Flickr has the notion of a “set,” which is essentially an album. There is no hierarchy to sets. Once the file has been uploaded to Flickr, the app puts it into a set that has a name that reflects the directory name of the original file. A set is created after the first time a photo that should belong to that set is uploaded. I discovered a race condition bug in my app here. Multiple instances of the app created multiple sets with the same name, which is allowed on Flickr. This bug was made more frequent by the fact that the files were sorted by full path and filename when they entered the queue. I had to write another simple app later to merge duplicate Flickr sets. If I were to do it again, I would manage putting photos into sets serially after all the files where finished uploaded. All the information needed to create the set is already encoded in the name of the photo on Flickr, so at this point, I wouldn’t need any of the original metadata from S3. If I had needed the metadata, I would have created another queue, and created a single worker to service that queue sequentially to avoid the race condition.

Step 3: Deploy to EC2 and Let It Rip

During the development, I could run everything on my local machine.

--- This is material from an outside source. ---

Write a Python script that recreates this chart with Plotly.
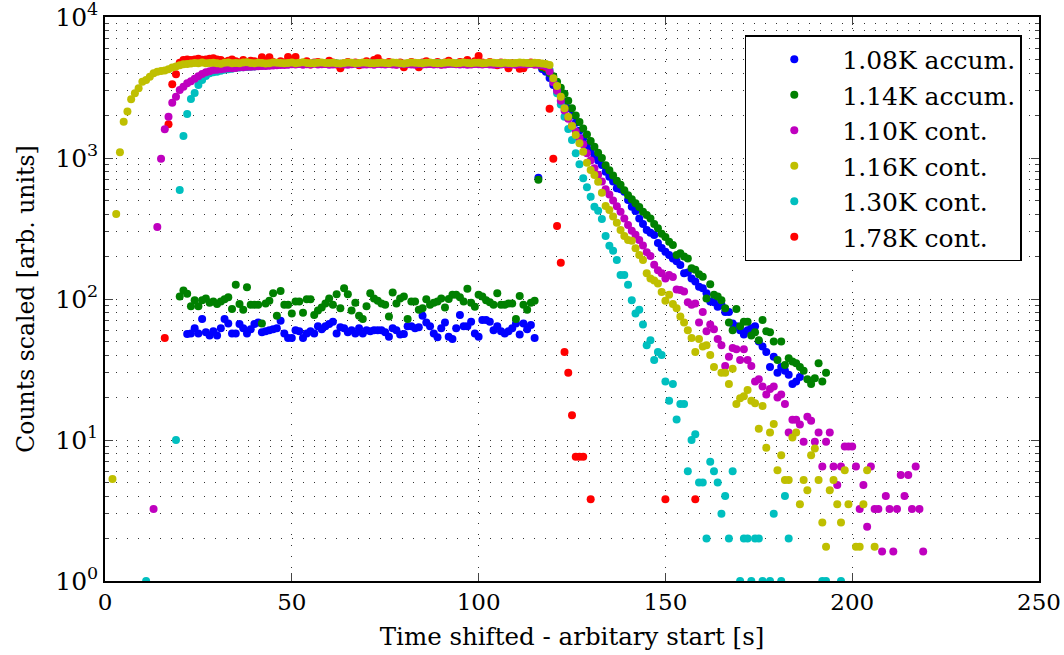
import plotly.graph_objects as go

# ---------------- data (sample interval 1 s) ----------------
# 1.08K accum. (blue)
blue_low_t0 = 22
blue_low = [56.5, 57, 62, 57, 72, 58, 55, 59, 55, 62,
            72, 67, 57, 57, 66.5, 62, 57, 61, 66.5, 68,
            58, 59, 60, 61, 62, 70, 57, 53, 53, 60,
            59, 53, 57, 59, 57, 64, 61, 64, 66.5, 69,
            57, 63, 62, 58, 60, 57, 62, 57, 60, 59,
            60, 60, 60, 58, 54, 62, 60, 56, 56.5, 64,
            64, 62, 63, 76, 68, 64, 57, 53.5, 62, 68,
            54, 52, 62, 77, 64, 64, 69, 57, 54, 71,
            71, 69, 60, 64, 59, 57, 59, 62, 67, 56,
            67, 61, 65.5, 53]
blue_dec_t0 = 116
blue_dec = [725,
            4280, 4090, 3700, 3300, 3050, 2750, 2500, 2250, 2000, 1780,
            1560, 1380, 1237, 1120, 1030, 960, 891, 800, 737, 680,
            610, 600, 577, 504, 452, 420, 373, 340, 309, 295,
            284, 250, 230, 216, 205, 194, 185, 174, 152, 154,
            140, 133, 122, 119, 110, 96, 95, 88, 91, 81,
            81, 67, 64, 60, 56, 60, 62, 64, 50, 46,
            42, 33, 39, 30, 33, 31, 29, 25, 26, 28]

# 1.14K accum. (green)
green_low_t0 = 20
green_low = [104, 115, 109, 89, 98, 89, 98, 101, 94, 96,
             92, 96, 99.5, 103, 85, 126, 92, 84, 121, 91,
             91, 91, 67, 93, 97, 110, 76, 114, 91, 91,
             79, 96, 96, 80, 99.5, 99.5, 77, 83, 87, 93,
             101, 91, 108, 86, 119, 108, 83, 94, 76, 72,
             89, 110, 101, 97, 93, 91, 75, 111, 93, 101,
             104, 72, 96, 96, 84, 86, 99.5, 91, 94, 96,
             101, 87, 100, 107, 107, 103, 96, 118, 94, 88,
             107, 104, 98, 95, 91, 110, 91, 91, 93, 93,
             72, 105, 91, 84, 94, 97]
green_dec_t0 = 116
green_dec = [700,
             4400, 4300, 4000, 3800, 3480, 3150, 2850, 2550, 2250, 2000,
             1800, 1620, 1470, 1320, 1200, 1090, 1000, 890, 820, 750,
             690, 645, 590, 545, 510, 477, 450, 416, 395, 373,
             340, 317, 290, 275, 255, 242, 205, 211, 200, 194,
             165, 161, 150, 144, 101, 127, 107, 104, 98, 86,
             68, 60, 85, 64, 69, 69, 55, 58, 51, 71,
             59, 58, 50, 37, 50, 34, 38, 36, 35, 33,
             31, 27, 25, 27.4, 35, 26, 30]

# 1.10K cont. (magenta)
mag_rise_t0 = 13
mag_rise = [3.24, 324, 988, 1600, 1963, 2466, 2724, 3034, 3204, 3388,
            3500, 3650, 3800, 3950, 4060, 4120, 4204, 4230, 4257, 4290,
            4325, 4330, 4350, 4395, 4400, 4430, 4446, 4460, 4480, 4490,
            4500, 4520, 4530, 4550, 4560, 4571]
mag_plat_t0 = 49
mag_plat = [4580, 4620, 4600, 4650, 4590, 4630, 4610, 4660, 4600, 4620,
            4640, 4590, 4610, 4650, 4630, 4600, 4580, 4620, 4660, 4640,
            4600, 4610, 4630, 4590, 4650, 4620, 4600, 4640, 4610, 4580,
            4630, 4660, 4620, 4600, 4590, 4640, 4610, 4630, 4650, 4600,
            4620, 4580, 4610, 4640, 4660, 4620, 4600, 4630, 4590, 4610,
            4650, 4620, 4600, 4640, 4610, 4580, 4630, 4600, 4620, 4650,
            4610, 4590, 4630, 4620, 4600, 4640, 4610, 4580, 4560, 4500]
mag_dec_t0 = 119
mag_dec = [4100, 3450, 3000, 2550, 2170, 1900, 1700, 1540, 1380, 1250,
           1080, 960, 845, 760, 680, 600, 550, 500, 455, 416,
           373, 335, 305, 285, 262, 240, 215, 202, 175, 160,
           152, 140, 148, 143, 117, 116, 113, 95, 91, 93,
           68, 81, 59, 66, 61, 52, 47, 33.5, 39, 45,
           44, 37, 44, 37, 33.5, 26, 27, 24, 21, 23,
           24, 20, 21, 18, 11.3, 13.9, 13.9, 12.9, 9.7, 14.6,
           13.7, 9.7, 11.3, 6.5, 9.7, 11.3, 6.5, 4.8, 6.5, 9.0,
           9.0, 9.0, 6.5, 3.24, 4.8, 2.43, 6.5, 3.24, 3.24, 1.62,
           4.0, 3.24, 1.62, 3.24, 5.65, 4.0, 5.65, 3.24, 6.5, 3.24,
           1.62]

# 1.16K cont. (yellow)
yel_rise_t0 = 2
yel_rise = [5.3, 400, 1100, 1811, 2133, 2606, 2877, 3122, 3475, 3572,
            3773, 3987, 4093, 4140, 4170, 4257, 4375, 4450, 4550, 4620,
            4645]
yel_plat_t0 = 23
yel_plat = [4680, 4720, 4700, 4750, 4690, 4710, 4740, 4700, 4660, 4730,
            4760, 4700, 4720, 4690, 4750, 4780, 4710, 4700, 4740, 4720,
            4680, 4700, 4760, 4730, 4710, 4690, 4720, 4750, 4700, 4740,
            4770, 4720, 4700, 4690, 4730, 4760, 4720, 4710, 4740, 4700,
            4680, 4720, 4750, 4730, 4700, 4720, 4760, 4740, 4700, 4690,
            4720, 4740, 4710, 4700, 4750, 4730, 4700, 4680, 4720, 4760,
            4740, 4710, 4700, 4730, 4750, 4720, 4700, 4690, 4740, 4760,
            4730, 4700, 4720, 4750, 4710, 4690, 4730, 4740, 4700, 4720,
            4760, 4730, 4710, 4700, 4740, 4720, 4690, 4710, 4750, 4730,
            4720, 4700, 4740, 4710, 4680, 4650]
yel_dec_t0 = 119
yel_dec = [4572, 3675, 3244, 2722, 2250, 1964, 1687, 1456, 1270, 1109,
           927, 822, 757, 679, 568, 457, 428, 384, 348, 308,
           280, 262, 259, 229, 205, 189, 152, 140, 135, 129,
           112, 97, 107, 92, 86, 75, 68, 60, 53, 42,
           52, 46, 47, 40, 33, None, 30, 30, 25, 32,
           18, 19.8, 20.4, 22.6, 19, 18.2, 12, 17.4, 8.8, 11.3,
           13, 6.1, 7.8, 5.2, 5.2, 10.4, 11.3, 3.5, 5.2, 4.4,
           7.8, 8.7, 5.2, 2.6, 1.75, 4.4, 5.2, 3.5, 2.6, 6.1,
           3.5, None, 1.75, 1.75, 3.5, 6.1, None, 1.75]

# 1.30K cont. (cyan)
cyan_first_t = 11
cyan_first = [1]
cyan_rise_t0 = 19
cyan_rise = [10, 593, 1432, 2051, 2620, 2890, 3296, 3572, 3819, 3990,
             4050, 4093, 4150, 4220, 4257, 4300, 4340, 4375, 4400, 4420,
             4440, 4460, 4490, 4510, 4530, 4550, 4571]
cyan_plat_t0 = 46
cyan_plat = [4600, 4630, 4650, 4620, 4680, 4640, 4660, 4700, 4650, 4670,
             4690, 4640, 4660, 4710, 4680, 4650, 4700, 4670, 4640, 4690,
             4720, 4680, 4660, 4650, 4700, 4690, 4660, 4710, 4680, 4650,
             4670, 4700, 4690, 4660, 4640, 4680, 4710, 4690, 4660, 4700,
             4670, 4650, 4690, 4720, 4680, 4660, 4700, 4670, 4690, 4650,
             4680, 4710, 4660, 4690, 4700, 4670, 4650, 4690, 4680, 4660,
             4700, 4690, 4670, 4650, 4680, 4700, 4660, 4690, 4670, 4650,
             4620, 4600, 4550]
cyan_dec_t0 = 119
cyan_dec = [4200, 3500, 2880, 2400, 1963, 1607, 1343, 1079, 902, 718,
            620, 532, 452, 423, 369, 280, 239, 220, 189, 148,
            148, 126, 98, 79, 84, 66, 47, 51, 37, 42,
            40, 26, 19, 25, 14, 18, 18, 6, 10, 11,
            5, 5, 2, 7, 6, 5, 3, 4, 2, 6,
            None, 1, 2, 2, 1, 2, 2, 1, None, 1,
            3, None, 1, 4, 2, None, None, None, None, None,
            None, None, None, 1, 1, None, None, None, 1]

# 1.78K cont. (red)
red_rise_t0 = 16
red_rise = [53, 1733, 3333, 3926, 4744]
red_plat_t0 = 21
red_plat = [4950, 5000, 4950, 5000, 5050, 4980, 5000, 5050, 5100, 5000,
            4950, 4800, 4900, 5000, 4850, 4750, 4950, 4800, 4900, 4850,
            4750, 5176, 4900, 5176, 4800, 4700, 4850, 4750, 5200, 4900,
            5200, 4650, 4700, 4850, 4600, 4750, 4800, 4700, 4650, 4900,
            4750, 4600, 4325, 4700, 4800, 4650, 4750, 4550, 4700, 4850,
            4700, 4950, 5100, 4750, 4650, 4800, 4700, 4600, 4750, 4400,
            4650, 4800, 4700, 4400, 4750, 4850, 4650, 4700, 4800, 4600,
            4750, 4900, 4700, 4650, 4800, 4750, 4950, 4700, 4850, 5290,
            4750, 4650, 4800, 4700, 4550, 4750, 4650, 4330, 4700, 4600,
            4300, 4330, 4650, 4750, 4600, 4700, 4500, 4400]
red_dec_t0 = 119
red_dec = [2238, 988, 330, 181, 42, 30, 15, 7.6, 7.6, 7.6,
           None, 3.8, None, None, None, None, None, None, None, None,
           None, None, None, None, None, None, None, None, None, None,
           None, 3.8, None, None, None, None, None, None, None, 3.8]

names = ["1.08K accum.", "1.14K accum.", "1.10K cont.", "1.16K cont.",
         "1.30K cont.", "1.78K cont."]
colors = ["#0000ff", "#008000", "#bf00bf", "#bfbf00", "#00bfbf", "#ff0000"]

# x/y tick definitions
x_ticks = [0, 50, 100, 150, 200, 250]
y_ticks = [1, 10, 100, 1000, 10000]
y_ticktext = ["10<sup>0</sup>", "10<sup>1</sup>", "10<sup>2</sup>",
              "10<sup>3</sup>", "10<sup>4</sup>"]
y_minor = [m * d for d in (1, 10, 100, 1000) for m in range(2, 10)]


def segs(*pairs):
    xs, ys = [], []
    for t0, vals in pairs:
        for i, v in enumerate(vals):
            xs.append(t0 + i)
            ys.append(v)
    return xs, ys


series = {
    0: segs((blue_low_t0, blue_low), (blue_dec_t0, blue_dec)),
    1: segs((green_low_t0, green_low), (green_dec_t0, green_dec)),
    5: segs((red_rise_t0, red_rise), (red_plat_t0, red_plat), (red_dec_t0, red_dec)),
    4: segs((cyan_first_t, cyan_first), (cyan_rise_t0, cyan_rise),
            (cyan_plat_t0, cyan_plat), (cyan_dec_t0, cyan_dec)),
    2: segs((mag_rise_t0, mag_rise), (mag_plat_t0, mag_plat), (mag_dec_t0, mag_dec)),
    3: segs((yel_rise_t0, yel_rise), (yel_plat_t0, yel_plat), (yel_dec_t0, yel_dec)),
}

FONT = "DejaVu Serif"
fig = go.Figure()
for idx in [0, 1, 5, 4, 2, 3]:
    xs, ys = series[idx]
    fig.add_trace(go.Scatter(
        x=xs, y=ys, mode="markers", name=names[idx],
        legendrank=idx + 1,
        marker=dict(color=colors[idx], size=8, line=dict(width=0)),
    ))

grid_dash = "1px,10px"
grid_col = "#333333"
fig.update_layout(
    width=1064, height=655,
    margin=dict(l=105, r=25, t=17, b=74, autoexpand=False),
    plot_bgcolor="white", paper_bgcolor="white",
    font=dict(family=FONT, size=22, color="black"),
    showlegend=True,
    legend=dict(x=0.685, y=0.968, xanchor="left", yanchor="top",
                bgcolor="white", bordercolor="black", borderwidth=1.5,
                font=dict(family=FONT, size=25),
                itemwidth=86, entrywidth=198, entrywidthmode="pixels"),
    xaxis=dict(range=[0, 250], tickvals=x_ticks, ticks="inside", ticklen=8,
               showline=True, linecolor="black", linewidth=1.5, mirror="allticks",
               showgrid=True, gridcolor=grid_col, griddash=grid_dash, gridwidth=1,
               zeroline=False, tickfont=dict(size=23), automargin=False,
               ticklabeloverflow="allow",
               title=dict(text="Time shifted - arbitary start [s]", font=dict(size=24.5), standoff=14)),
    yaxis=dict(type="log", range=[0, 4], tickvals=y_ticks, ticktext=y_ticktext,
               ticks="inside", ticklen=8, showline=True, linecolor="black",
               linewidth=1.5, mirror="allticks",
               showgrid=True, gridcolor=grid_col, griddash=grid_dash, gridwidth=1,
               zeroline=False, tickfont=dict(size=25), automargin=False,
               ticklabeloverflow="allow",
               minor=dict(tickvals=y_minor, ticks="inside", ticklen=4,
                          showgrid=True, gridcolor=grid_col, griddash=grid_dash,
                          gridwidth=1),
               title=dict(text="Counts scaled [arb. units]", font=dict(size=23.5), standoff=14)),
)

fig.write_html("out.html", config={"displayModeBar": False},
               post_script="document.body.style.margin='0';document.body.style.padding='0';")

Access to SQS and S3 is no problem (it’s just HTTP,) and I could test and debug as needed. In theory, I could get the job done by letting a single instance run for a long time on my local machine. When the app was ready, I prepared an EC2 instance using a standard Windows Server AMI. I customized this to run the Step 2 app on startup. Then I saved this image, and launched ten EC2 (micro) instances of it. The apps did their work, and in a few hours, the queue was empty and all the files were on Flickr. More instances would have completed the job ever faster.

Why not Azure?

Why did I use AWS instead of Azure for this? Because I already had the files on S3. It would have been just as easy to use Azure queues and Azure VMs. If the files were on Azure blob storage instead, I would have. In fact, you can mix and match these services. I could have run the Step 2 app on Azure VMs unmodified. Or I could have run some instances on EC2 and some on Azure simultaneously. Or I could have used Azure queues instead of SQS, and run the app on either EC2 or Azure VMs.

What’s Next?

I have since written more code to keep the Flickr photos in sync with my local photos, which I consider the master set. AWS does not come into the picture with that app: I’m only uploading new and changed files, so there would be no benefit. If I ever have a catastrophic systems failure and I lose the photos from both the local file system and S3, I can restore from Flickr. The files on Flickr are bit-for-bit copies of the originals, and I can rebuild the local directory structure from the names of the files or the names of the sets.

Conclusion

The app was a success: it did its work reliably and quickly, and now all my photos are on Flickr. It was easy, and C# is perfect for this sort of thing. There was no real urgency for me to move the photos to the service, so this was mostly a fun exercise. However, if there had been a deadline, or if the size of the data set was significantly larger, this might have become more than an exercise. The cool part is the scalability: the time to complete the work is proportional to the number of instances you spin up. I now have a proven, easy approach for the next time I need to solve a problem like this.

I really like AWS. The services are well thought-out and the APIs are easy to understand and use. It is affordable to play with. This isn’t my first distributed app using the services, but it is the most rewarding because of the tangible results.

I also like Flickr. It has been getting some bad press since its recent redesign, but I enjoy using it to view my photos, and you can’t complain about the amount of free storage. The Windows Phone Flickr app needs some work, but the iOS version is pretty good. It’s great to have access to every single photo I own from a mobile device without taking up local storage. I can’t view them while the phone is disconnected, but that is not a hardship.

This technique will work equally well to quickly transfer files between any two cloud storage providers. You just need to swap out calls to the Flickr API with calls to your target cloud provider. If you abstract away the details of the provider, the swap should be pretty easy.